We’ve come a long way from the 9-9-9 tax plan of Herman Cain, Rick Santorum’s homilies against contraception, and the bounced $500 checks of the Gingrich campaign. At this point, we might have thought to ourselves that the ridiculous days of the Republican primary race were over. But not yet.
Paul’s supporters see the RNC as a turning point. They claim that Paul is a front–runner who will win votes not designated to him by state elections. They allude to the last RNC, in 2008, when the same issue came up. A Utah delegate refused to vote for John McCain, demanding that he be able to cast his own vote, ironically, for Mitt Romney. He quoted Jennifer Sheehan, a legal counselor for the RNC, in a letter as saying every delegate was a free agent and was not bound by the results of their state’s vote. This “letter,” however, is only found on Ron Paul websites; any legitimate source for this letter is absent.

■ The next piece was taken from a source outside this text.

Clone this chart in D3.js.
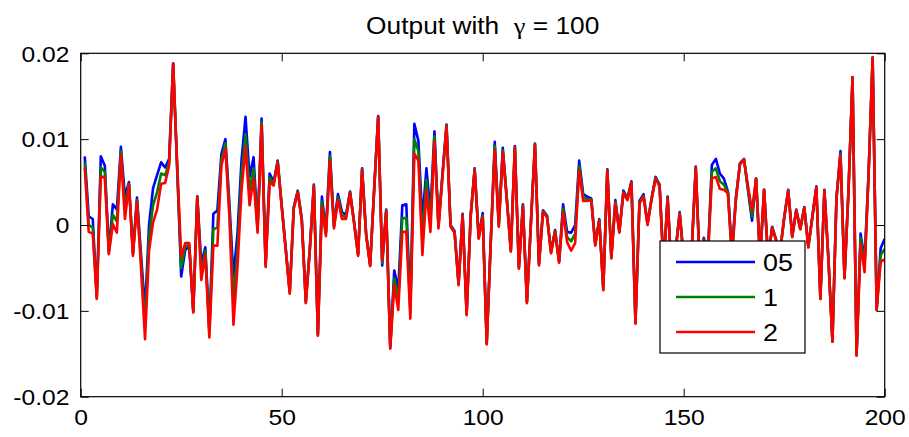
<!DOCTYPE html>
<html><head><meta charset="utf-8">
<script src="https://cdn.jsdelivr.net/npm/d3@7"></script>
<style>
html,body{margin:0;padding:0;background:#fff;}
svg{display:block;}
text{font-family:"Liberation Sans",Arial,Helvetica,sans-serif;fill:#000;}
</style></head>
<body><svg id="c" width="909" height="437"></svg>
<script>
const titleParts = ["Output with\u00A0\u00A0", "\u03B3", " = 100"];
const seriesNames = ["05", "1", "2"];
const seriesColors = ["#0000ff", "#008000", "#ff0000"];
const xTicks = [0, 50, 100, 150, 200];
const xTickLabels = ["0", "50", "100", "150", "200"];
const yTicks = [-0.02, -0.01, 0, 0.01, 0.02];
const yTickLabels = ["-0.02", "-0.01", "0", "0.01", "0.02"];

const series05 = [
.0080,.0010,.0007,-.0083,.0080,.0069,-.0030,.0024,.0018,.0091,
.0033,.0050,-.0033,.0032,-.0034,-.0100,.0000,.0043,.0058,.0073,
.0067,.0077,.0188,.0065,-.0060,-.0029,-.0025,-.0100,.0033,-.0045,
-.0026,-.0121,.0013,.0017,.0083,.0100,.0024,-.0060,-.0010,.0075,
.0126,.0056,.0079,-.0003,.0124,-.0045,.0060,.0050,.0075,.0023,
-.0027,-.0078,.0021,.0040,.0007,-.0089,-.0027,.0047,-.0127,.0033,
-.0008,.0085,.0000,.0036,.0015,.0012,.0039,.0004,-.0034,.0066,
-.0010,-.0046,.0042,.0127,-.0047,.0018,-.0142,-.0053,-.0075,.0023,
.0024,-.0095,.0118,.0098,.0005,.0066,.0015,.0109,.0000,.0060,
.0117,.0000,-.0007,-.0068,.0013,-.0103,.0011,.0066,-.0014,.0014,
-.0137,-.0018,.0097,.0001,.0090,.0031,-.0029,.0092,-.0049,.0024,
-.0089,.0004,.0095,-.0045,.0017,.0011,-.0031,-.0006,-.0042,.0024,
-.0008,-.0009,.0000,.0075,.0036,.0033,.0031,-.0022,.0007,-.0074,
.0065,-.0037,.0029,-.0007,.0040,.0031,.0051,-.0113,.0028,.0036,
.0002,.0031,.0056,.0047,-.0048,.0033,-.0058,-.0028,.0015,-.0038,
-.0068,-.0028,.0068,-.0048,-.0015,-.0035,.0070,.0077,.0060,.0054,
.0039,-.0030,.0033,.0072,.0077,.0040,.0005,.0054,-.0040,.0041,
-.0040,-.0002,-.0017,-.0030,.0009,.0041,-.0013,.0018,-.0004,.0021,
-.0025,.0010,.0045,-.0085,.0041,-.0039,-.0135,.0032,.0086,-.0061,
.0041,.0172,-.0151,-.0010,-.0040,.0061,.0195,-.0098,-.0027,-.0016
];
const series1 = [
.0073,.0000,-.0003,-.0085,.0067,.0062,-.0032,.0012,.0004,.0086,
.0020,.0048,-.0034,.0029,-.0042,-.0117,-.0015,.0023,.0038,.0060,
.0058,.0073,.0188,.0067,-.0050,-.0025,-.0023,-.0101,.0033,-.0055,
-.0030,-.0126,-.0005,-.0003,.0076,.0095,.0016,-.0088,-.0030,.0058,
.0106,.0040,.0066,-.0006,.0120,-.0047,.0055,.0048,.0074,.0022,
-.0028,-.0079,.0020,.0039,.0006,-.0090,-.0028,.0046,-.0128,.0027,
-.0010,.0080,-.0002,.0032,.0011,.0009,.0038,.0003,-.0035,.0065,
-.0011,-.0047,.0041,.0126,-.0044,.0017,-.0143,-.0062,-.0087,.0008,
.0008,-.0102,.0100,.0086,-.0015,.0053,.0003,.0103,-.0002,.0058,
.0116,-.0001,-.0008,-.0069,.0012,-.0104,.0010,.0065,-.0015,.0011,
-.0138,-.0020,.0092,-.0001,.0087,.0030,-.0030,.0091,-.0050,.0023,
-.0090,.0003,.0094,-.0046,.0016,.0010,-.0032,-.0007,-.0043,.0019,
-.0014,-.0019,-.0010,.0069,.0032,.0030,.0030,-.0023,.0006,-.0075,
.0064,-.0038,.0027,-.0008,.0038,.0030,.0050,-.0114,.0026,.0034,
.0001,.0030,.0055,.0046,-.0049,.0032,-.0059,-.0029,.0014,-.0039,
-.0069,-.0029,.0067,-.0049,-.0016,-.0038,.0062,.0066,.0051,.0047,
.0038,-.0035,.0031,.0071,.0076,.0042,.0010,.0054,-.0040,.0041,
-.0040,-.0003,-.0018,-.0030,.0008,.0040,-.0014,.0017,-.0005,.0020,
-.0026,.0009,.0044,-.0086,.0040,-.0040,-.0136,.0031,.0083,-.0062,
.0040,.0172,-.0152,-.0015,-.0047,.0060,.0195,-.0099,-.0035,-.0028
];
const series2 = [
.0067,-.0008,-.0010,-.0086,.0057,.0055,-.0034,.0001,-.0009,.0082,
.0007,.0047,-.0036,.0027,-.0049,-.0133,-.0030,.0003,.0018,.0048,
.0049,.0069,.0188,.0070,-.0037,-.0021,-.0021,-.0102,.0033,-.0064,
-.0035,-.0131,-.0024,-.0024,.0069,.0089,.0009,-.0116,-.0049,.0040,
.0091,.0023,.0054,-.0009,.0116,-.0049,.0050,.0046,.0073,.0021,
-.0029,-.0080,.0019,.0038,.0005,-.0091,-.0029,.0045,-.0129,.0021,
-.0013,.0075,-.0004,.0029,.0007,.0007,.0037,.0002,-.0036,.0064,
-.0012,-.0048,.0040,.0126,-.0041,.0016,-.0144,-.0070,-.0099,-.0008,
-.0008,-.0109,.0083,.0075,-.0035,.0040,-.0008,.0097,-.0004,.0056,
.0115,-.0002,-.0009,-.0070,.0011,-.0105,.0009,.0064,-.0016,.0009,
-.0139,-.0022,.0087,-.0002,.0085,.0029,-.0031,.0090,-.0051,.0022,
-.0091,.0002,.0093,-.0047,.0015,.0009,-.0033,-.0008,-.0044,.0015,
-.0020,-.0030,-.0021,.0064,.0028,.0028,.0029,-.0024,.0005,-.0076,
.0063,-.0039,.0025,-.0009,.0037,.0029,.0049,-.0115,.0025,.0033,
.0000,.0029,.0054,.0045,-.0050,.0031,-.0060,-.0030,.0013,-.0040,
-.0070,-.0030,.0067,-.0050,-.0017,-.0040,.0054,.0056,.0042,.0041,
.0037,-.0040,.0030,.0071,.0076,.0045,.0017,.0054,-.0040,.0041,
-.0040,-.0003,-.0018,-.0030,.0008,.0040,-.0014,.0017,-.0005,.0020,
-.0026,.0009,.0044,-.0086,.0040,-.0040,-.0136,.0030,.0081,-.0062,
.0040,.0172,-.0152,-.0022,-.0055,.0060,.0195,-.0099,-.0043,-.0040
];
const allSeries = [series05, series1, series2];

const L = 80.7, R = 884.7, T = 53.3, B = 396.7;
const svg = d3.select("#c");
const x = d3.scaleLinear().domain([0, 200]).range([L, R]);
const y = d3.scaleLinear().domain([-0.02, 0.02]).range([B, T]);
const FS = 22, SX = 1.12;

svg.append("clipPath").attr("id", "pc").append("rect")
  .attr("x", L).attr("y", T).attr("width", R - L).attr("height", B - T);

const line = d3.line().x((d, i) => x(i + 1)).y(d => y(d));
const g = svg.append("g").attr("clip-path", "url(#pc)");
allSeries.forEach((s, k) => {
  g.append("path").datum(s).attr("d", line)
    .attr("fill", "none").attr("stroke", seriesColors[k])
    .attr("stroke-width", 2.6).attr("stroke-linejoin", "round");
});

function styleAxis(sel) {
  sel.select(".domain").remove();
  sel.selectAll("line").attr("stroke", "#000").attr("stroke-width", 1);
}
const ax = svg.append("g").attr("transform", `translate(0,${B})`)
  .call(d3.axisBottom(x).tickValues(xTicks).tickSizeInner(-8).tickSizeOuter(0)
    .tickPadding(13).tickFormat((d, i) => xTickLabels[i]));
styleAxis(ax);
ax.selectAll("text").attr("font-size", FS).attr("fill", "#000")
  .attr("font-family", "Liberation Sans, Arial, sans-serif")
  .attr("transform", `scale(${SX},1)`).attr("x", 0);

const ay = svg.append("g").attr("transform", `translate(${L},0)`)
  .call(d3.axisLeft(y).tickValues(yTicks).tickSizeInner(-8).tickSizeOuter(0)
    .tickPadding(10).tickFormat((d, i) => yTickLabels[i]));
styleAxis(ay);
ay.selectAll("text").attr("font-size", FS).attr("fill", "#000")
  .attr("font-family", "Liberation Sans, Arial, sans-serif")
  .attr("transform", `scale(${SX},1)`).attr("dy", "0.35em");

const at = svg.append("g").attr("transform", `translate(0,${T})`)
  .call(d3.axisTop(x).tickValues(xTicks).tickSizeInner(-8).tickSizeOuter(0).tickFormat(""));
styleAxis(at);
const ar = svg.append("g").attr("transform", `translate(${R},0)`)
  .call(d3.axisRight(y).tickValues(yTicks).tickSizeInner(-8).tickSizeOuter(0).tickFormat(""));
styleAxis(ar);

svg.append("rect").attr("x", L).attr("y", T).attr("width", R - L).attr("height", B - T)
  .attr("fill", "none").attr("stroke", "#000").attr("stroke-width", 1.2);

const tt = svg.append("text").attr("transform", `translate(${(L + R) / 2},34) scale(${SX},1)`)
  .attr("text-anchor", "middle").attr("font-size", 23.5);
tt.append("tspan").text(titleParts[0]);
tt.append("tspan").attr("font-family", "Liberation Serif, Times New Roman, serif").text(titleParts[1]);
tt.append("tspan").text(titleParts[2]);

// legend
const lg = svg.append("g");
lg.append("rect").attr("x", 660).attr("y", 241).attr("width", 145).attr("height", 112)
  .attr("fill", "#fff").attr("stroke", "#000").attr("stroke-width", 1.2);
seriesNames.forEach((n, k) => {
  const yy = 262 + k * 35;
  lg.append("line").attr("x1", 676).attr("x2", 755).attr("y1", yy).attr("y2", yy)
    .attr("stroke", seriesColors[k]).attr("stroke-width", 2.6);
  lg.append("text").attr("transform", `translate(763,${yy + 8.5}) scale(${SX},1)`)
    .attr("font-size", 24).text(n);
});
</script></body></html>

The argument that Ron Paul can actually win candidacy at the RNC via rogue delegates is not only fallacious with respect to feasibility, but wrong in principal. The electoral college is often criticized for transgressing the will of the people. Although in practice most delegates vote for the candidate their state has chosen, they are technically free to vote for anyone they wish to vote for. This caused great commotion in the 2000 election, when Al Gore lost to George Bush by a narrow margin of electoral votes, although he had won the popular vote. Encouraging this practice in party conventions is an ethical contradiction for Ron Paul, who leans towards Libertarian policies and actually ran for president in 1988 as a candidate for the Libertarian party. For a party that radically favors strong civil liberties, it seems ironic that Paul’s supporters would encourage politicians to take action against the will of the people. And for a man known for a trustworthy reputation, this is character–damaging. Ron Paul ought to simply drop out before suffering a fate similar to that of Newt Gingrich at the hands of the media.
Fortunately, Republican politicians will most likely take Mitt Romney over Ron Paul; Romney is much more prepared for election season. Although Republican politicians might not have benevolent reasons for choosing the millionaire candidate, at least their interests line up with those of the people. In this sense, at least, the will of the people prevails.